The border, first set when Far Rockaway broke away from Hempstead, rarely runs along actual streets. In the south, it splits the difference between Beach 2nd and 3rd Streets. As luck would have it, just as I crossed this invisible line for the first time on Seagirt Avenue, I came across a resident, who correctly identified the divide. Of the dozen or so people to whom I’d pose that same question on my walk, she was the only one to answer with any certainty.
It’s difficult to tell where exactly the border lies, but you can look for a few indicators. Among the easiest to recognize: buildings at a weird angle to the street, as the homes might be built parallel to the boundary. In the photo above, the house at left is on Empire Avenue, in Far Rockaway; the house at right is on Broadway, in Lawrence.

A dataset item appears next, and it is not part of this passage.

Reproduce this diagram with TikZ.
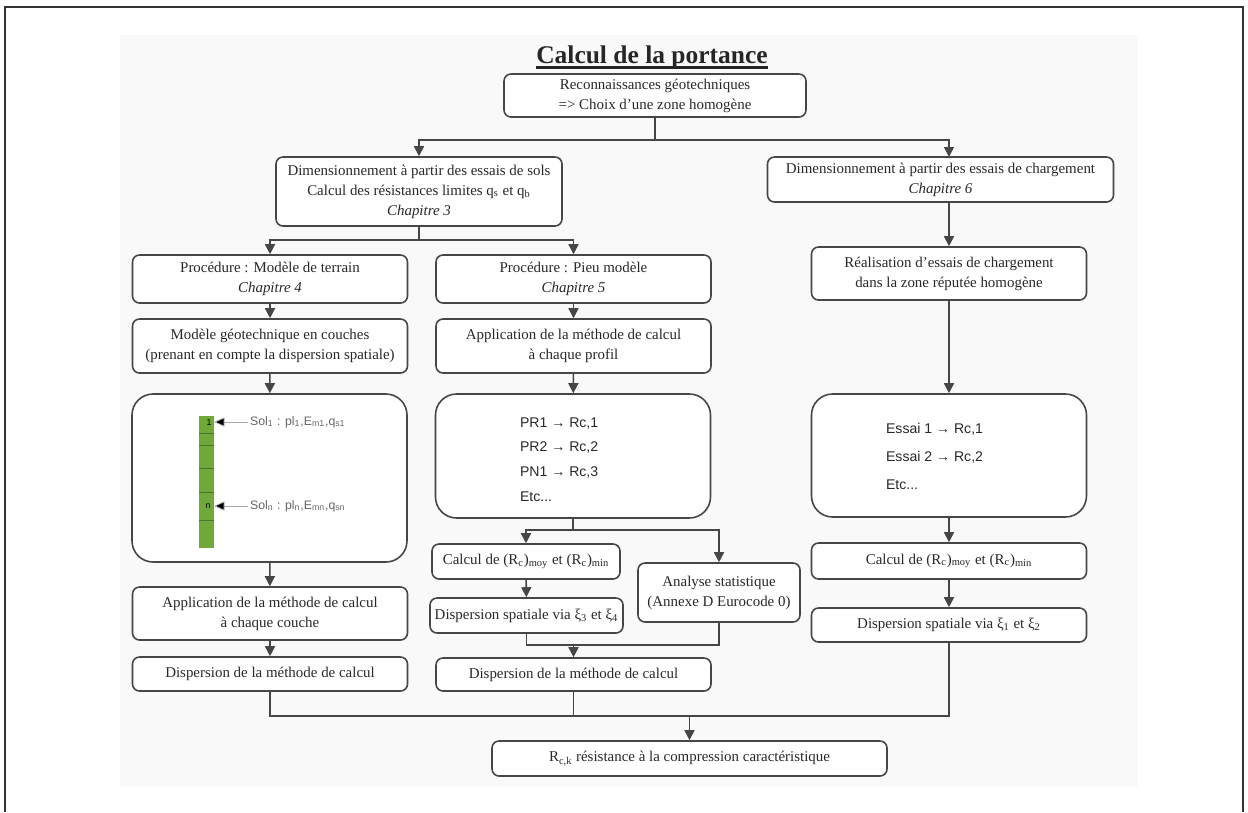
\documentclass[tikz,border=0pt]{standalone}
\usepackage{fontspec}
\setmainfont{Liberation Serif}
\setsansfont{Liberation Sans}
\usepackage{xcolor}
\usetikzlibrary{arrows.meta,positioning,calc}
\definecolor{linegray}{RGB}{70,70,70}
\definecolor{textgray}{RGB}{40,40,40}
\definecolor{fondgris}{RGB}{249,249,249}
\definecolor{vertsol}{RGB}{112,168,58}
\newcommand{\souligne}[1]{{\setbox0\hbox{#1}\usebox0\llap{\rule[-3.2pt]{\wd0}{1.5pt}}}}

\begin{document}
\begin{tikzpicture}[
  box/.style={rectangle, draw=linegray, rounded corners=4pt, line width=0.9pt, fill=white, align=center, text=textgray, inner sep=2pt, font=\fontsize{8.5}{11.4}\selectfont},
  col/.style={box, minimum width=5.5cm},
  bigbox/.style={col, rounded corners=12pt},
  liste/.style={align=left, anchor=west, inner sep=1pt, text=textgray},
  arr/.style={-{Triangle[length=2mm,width=2mm]}, line width=0.9pt, draw=linegray},
  lien/.style={line width=0.9pt, draw=linegray},
  fleche sol/.style={-{Triangle[length=2mm,width=1.8mm,fill=black]}, draw=black!35}
]
\useasboundingbox (0,0) rectangle (24.96,-16.24);

% Cadre et fond
\draw[line width=1pt, draw=black!80] (0.10,-16.24) -- (0.10,-0.14) -- (24.86,-0.14) -- (24.86,-16.24);
\fill[fondgris] (2.40,-0.70) rectangle (22.76,-15.74);

% Titre
\node[font=\bfseries\fontsize{14.5}{16}\selectfont, text=black!85] (titre) at (13.04,-1.14) {\souligne{Calcul de la portance}};

% Haut
\node[box, minimum width=6.04cm, minimum height=0.86cm] (top) at (13.10,-1.91) {Reconnaissances géotechniques\\=> Choix d’une zone homogène};
\coordinate (f1) at (13.10,-2.80);

\node[box, minimum width=5.72cm, minimum height=1.38cm] (sols) at (8.38,-3.83) {Dimensionnement à partir des essais de sols\\Calcul des résistances limites q\textsubscript{s} et q\textsubscript{b}\\\textit{Chapitre 3}};
\node[box, minimum width=6.92cm, minimum height=0.90cm] (charg) at (18.81,-3.59) {Dimensionnement à partir des essais de chargement\\\textit{Chapitre 6}};

\draw[lien] (top) -- (f1);
\draw[arr] (f1) -| (sols);
\draw[arr] (f1) -| (18.98,-3.14);

% Essais de sols
\coordinate (f2) at (8.38,-4.80);
\node[col, minimum height=0.96cm] (terrain) at (5.40,-5.58) {Procédure : Modèle de terrain\\\textit{Chapitre 4}};
\node[col, minimum height=0.96cm] (pieu) at (11.47,-5.58) {Procédure : Pieu modèle\\\textit{Chapitre 5}};
\draw[lien] (sols) -- (f2);
\draw[arr] (f2) -| (terrain);
\draw[arr] (f2) -| (pieu);

% Colonne gauche
\node[col, minimum height=1.08cm] (couches) at (5.40,-6.92) {Modèle géotechnique en couches\\(prenant en compte la dispersion spatiale)};
\node[bigbox, minimum height=3.36cm] (solbig) at (5.39,-9.56) {};
\node[rectangle, fill=vertsol, minimum width=0.30cm, minimum height=2.64cm, inner sep=0pt] (bar) at (4.13,-9.64) {};
\foreach \y in {-8.66,-8.90,-9.36,-9.84,-10.40}
  \draw[vertsol!70!black, line width=0.3pt] (3.98,\y) -- (4.28,\y);
\node[font=\sffamily\fontsize{5}{6}\selectfont, inner sep=0pt] (un) at (4.18,-8.44) {1};
\node[font=\sffamily\fontsize{5}{6}\selectfont, inner sep=0pt] (enne) at (4.16,-10.12) {n};
\node[liste, font=\sffamily\fontsize{7}{8}\selectfont, text=black!60] (sol1) at (4.96,-8.44) {Sol\textsubscript{1} : pl\textsubscript{1},E\textsubscript{m1},q\textsubscript{s1}};
\node[liste, font=\sffamily\fontsize{7}{8}\selectfont, text=black!60] (soln) at (4.96,-10.12) {Sol\textsubscript{n} : pl\textsubscript{n},E\textsubscript{mn},q\textsubscript{sn}};
\draw[fleche sol] (sol1.west) -- (sol1.west -| bar.east);
\draw[fleche sol] (soln.west) -- (soln.west -| bar.east);
\node[col, minimum height=1.06cm] (coucheApp) at (5.40,-12.27) {Application de la méthode de calcul\\à chaque couche};
\node[col, minimum height=0.68cm] (dispL) at (5.40,-13.48) {Dispersion de la méthode de calcul};
\draw[arr] (terrain) -- (couches);
\draw[arr] (couches) -- (solbig);
\draw[arr] (solbig) -- (coucheApp);
\draw[arr] (coucheApp) -- (dispL);

% Colonne milieu
\node[col, minimum height=1.08cm] (profil) at (11.47,-6.92) {Application de la méthode de calcul\\à chaque profil};
\node[bigbox, minimum height=2.48cm] (prbig) at (11.46,-9.12) {};
\node[liste, font=\sffamily\fontsize{8}{14}\selectfont] (prliste) at (10.36,-9.19) {PR1 → Rc,1\\PR2 → Rc,2\\PN1 → Rc,3\\Etc...};
\coordinate (f3) at (11.46,-10.60);
\node[box, minimum width=3.76cm, minimum height=0.70cm] (moyM) at (10.52,-11.23) {Calcul de (R\textsubscript{c})\textsubscript{moy} et (R\textsubscript{c})\textsubscript{min}};
\node[box, minimum width=3.24cm, minimum height=1.18cm] (stat) at (14.38,-11.85) {Analyse statistique\\(Annexe D Eurocode 0)};
\node[box, minimum width=3.86cm, minimum height=0.70cm] (xi34) at (10.53,-12.31) {Dispersion spatiale via ξ\textsubscript{3} et ξ\textsubscript{4}};
\coordinate (f4) at (11.47,-12.90);
\node[col, minimum height=0.66cm] (dispM) at (11.47,-13.49) {Dispersion de la méthode de calcul};
\draw[arr] (pieu) -- (profil);
\draw[arr] (profil) -- (prbig);
\draw[lien] (prbig) -- (f3);
\draw[arr] (f3) -| (moyM);
\draw[arr] (f3) -| (stat);
\draw[arr] (moyM) -- (xi34);
\draw[lien] (xi34.south) |- (f4);
\draw[lien] (stat.south) |- (f4);
\draw[arr] (f4) -- (dispM);

% Colonne droite
\node[col, minimum height=1.06cm] (reali) at (18.98,-5.47) {Réalisation d’essais de chargement\\dans la zone réputée homogène};
\node[bigbox, minimum height=2.46cm] (essbig) at (18.98,-9.11) {};
\node[liste, font=\sffamily\fontsize{8}{16}\selectfont] (essliste) at (17.68,-9.13) {Essai 1 → Rc,1\\Essai 2 → Rc,2\\Etc...};
\node[col, minimum height=0.72cm] (moyR) at (18.98,-11.22) {Calcul de (R\textsubscript{c})\textsubscript{moy} et (R\textsubscript{c})\textsubscript{min}};
\node[col, minimum height=0.68cm] (xi12) at (18.98,-12.50) {Dispersion spatiale via ξ\textsubscript{1} et ξ\textsubscript{2}};
\draw[arr] (charg.south -| reali.north) -- (reali);
\draw[arr] (reali) -- (essbig);
\draw[arr] (essbig) -- (moyR);
\draw[arr] (moyR) -- (xi12);

% Resultat
\coordinate (f5) at (13.79,-14.32);
\node[box, minimum width=7.90cm, minimum height=0.70cm] (final) at (13.79,-15.17) {R\textsubscript{c,k} résistance à la compression caractéristique};
\draw[lien] (dispL.south) |- (xi12.south |- f5) -- (xi12.south);
\draw[lien] (dispM.south) -- (dispM.south |- f5);
\draw[arr] (f5) -- (final);

\end{tikzpicture}
\end{document}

Then again, sometimes the border runs right through one’s property. A 2005 review by the Times suggested that the lower property taxes of New York City would be more or less offset by the higher income taxes levied on NYC residents.
For most people passing between Queens and Nassau on these smaller roads, I imagine the transition is an everyday occurrence, and not as important an occasion as, say, someone road-tripping to the city for the first time via a major highway. I did not see the large “Welcome to Queens” sign Kevin Walsh of Forgotten NY captured in 2003—Google Street View suggest it no longer exists—but I did find a few smaller markers.
At the northern end of Far Rockaway sits the Redfern Houses, a collection of 604 NYCHA apartments wedged underneath the Nassau border. Redfern was hit hard by Superstorm Sandy; its residents had to wait two weeks for electricity to return, at which point a mold infestation had taken root.
To Redfern’s west is a strip mall, capped at its northern end right at the Nassau border. (I did not go inside to see how the tenants use this angled space.) Then it was back to the Mott Avenue station, named for the man who gave up seven acres of land for the original railroad terminal. Along the way, I was reminded how easy it is to forget that Far Rockaway is part of New York City.